Another post in a series of the experiences from Baja written by John Thawley. Published by permission from John Thawley, Jr.
Other posts about Baja by John Thawley: Broken Tie Rod End—No Problem
A Bike in the Bank
A biker friend of mine entered the 1971 Baja 500. He was running well until he blew a tire and found out he’d lost his tool bag. Knowing the race was over, he limped the bike into Santa Ynez where he made some friends with a couple of well dressed, well mannered young Mexicans who had flown down from Ensenada to watch the race. Not only did they offer to fly him back to Ensenada but to hire a trucker to transport the bike back to their business in Ensenada and store it for him until he could return and pick it up. Seems the young men ran a bank there. The biker agreed to all this generosity and made the flight without incident. What a story.
A week or so later, the biker returned to Ensenada to retrieve his ride. An oil dripping, filthy dirty race bike was hemorrhaging on the carpet of the bank lobby. The young Mexicans were glad to see the biker—but really hated to see the bike go. The customers liked it. The biker offered to pay for the shipping and “storage” of the bank. The Mexicans refused—just didn’t want to see the bike leave.
Day of the Dead
Many impoverished Mexicans are very superstitious/religious. An important part of their culture is the Day of the Dead. There is really nothing to compare it to in the world apart from Mexico. The Spanish wording for the event is El Dia de los Muertos. The celebration occurs on the 1st and 2nd day of November. Families and friends gather in graveyards and homes to honor those who have passed on. Traditions include honoring the deceased with skull shaped sugar confections, and favorite food and drink. Some wear elaborate costumes. Private alters are constructed at graves and in homes Basically, the belief is that communicating with the deceased is eased through this celebration. As the celebration wears on the food and drink—including tequila and cocoa leaves are in evidence.
Concurrent with El Dia de los Muertos in 1967 was the Inaugural Mexican 1000—the first organized off-road race on the North American continent. I was one of 67 contestants poised to drive, ride, run, or crawl from Tijuana to La Paz. Few—if any—of us had ever heard of the Day of the Dead—and if we had, we wouldn’t have cared. One of the entrants was a fun loving plumber from the Long Beach, California area. Victor Abrueze was a fun loving guy that entered a Bill Stroppe prepared Ford Bronco. This was a state of the art off-road go-fast package—complete with open exhaust, and a race-prepped 302 cubic inch engine. Victor and his co-driver were prepared to do battle for 900 plus miles of wide open, remote Mexican desert wearing tuxedos!

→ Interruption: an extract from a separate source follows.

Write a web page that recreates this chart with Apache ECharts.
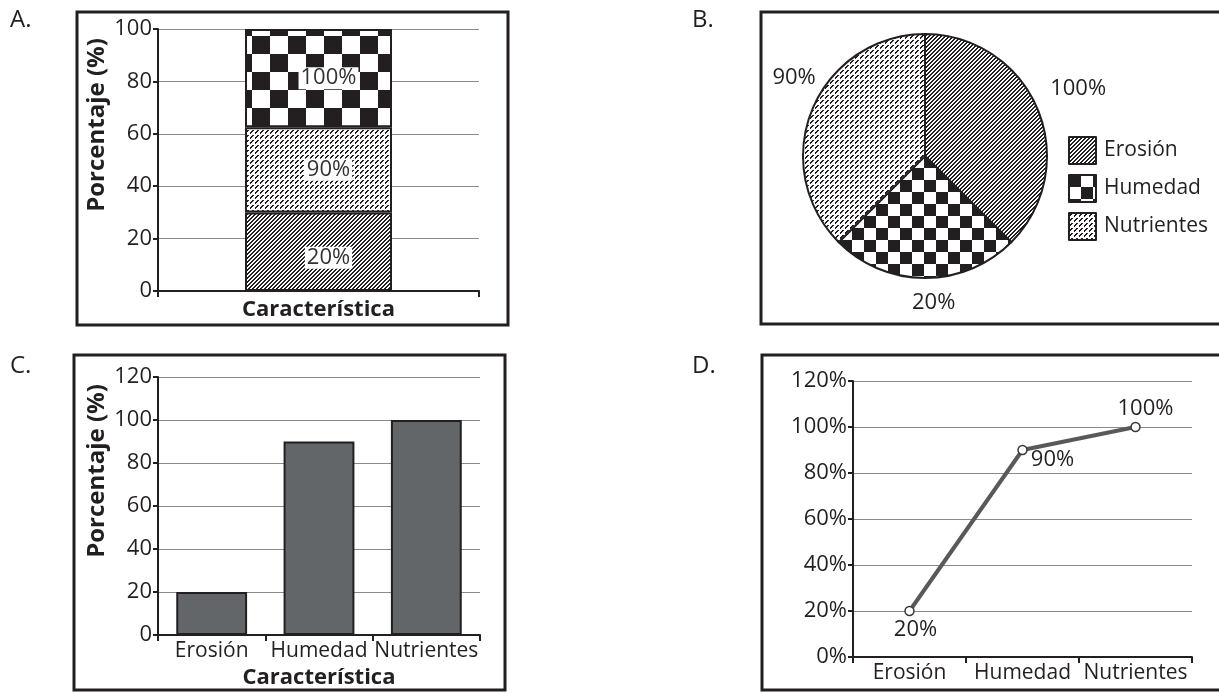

Somewhere deep in the black, foggy, dusty night the fire breathing, bellowing Bronco with El Diablo and his assistant came upon a mud and tin shack housing a terrified Mexican family. The devils and their mighty steed were lost and in English and a lot of arm waving wanted directions to La Paz. Most likely the poor Mexicans had never been to La Paz. Did they assume their long departed kin were paying a visit? No doubt the Day of the Dead took on new and enhanced significance for one family.
Dead Tired and No Dope
On one very long trip to Baja, I had the companionship of wife and son in a Baja Bug. We went south from Ensenada to Chapala east to the Sea of Cortez, north to San Felipe and then on to Tecate to cross the border. There was another Bug on the trip. A Bajaista piloto, his savvy girl friend, and her young son. There were worrisome problems with my Bug. We camped and ate on the beach south of San Felipe—solved some more mechanical “whammys” the next day and arrived at the Tecate immigration checkpoint at two in the morning. I was in the lead—two Bugs—dirty, dinged—filled with gear, tools, women, children—all dead tired. The immigration officer leaned down and asked where we’d been. I told him. He then asked if we had any dope on board. The answer was “No.” His reply was: “Hey meester, you want to buy some?” As he patted the roof, I heard him say, “Get some rest and have a safe trip.” I understand Baja has changed.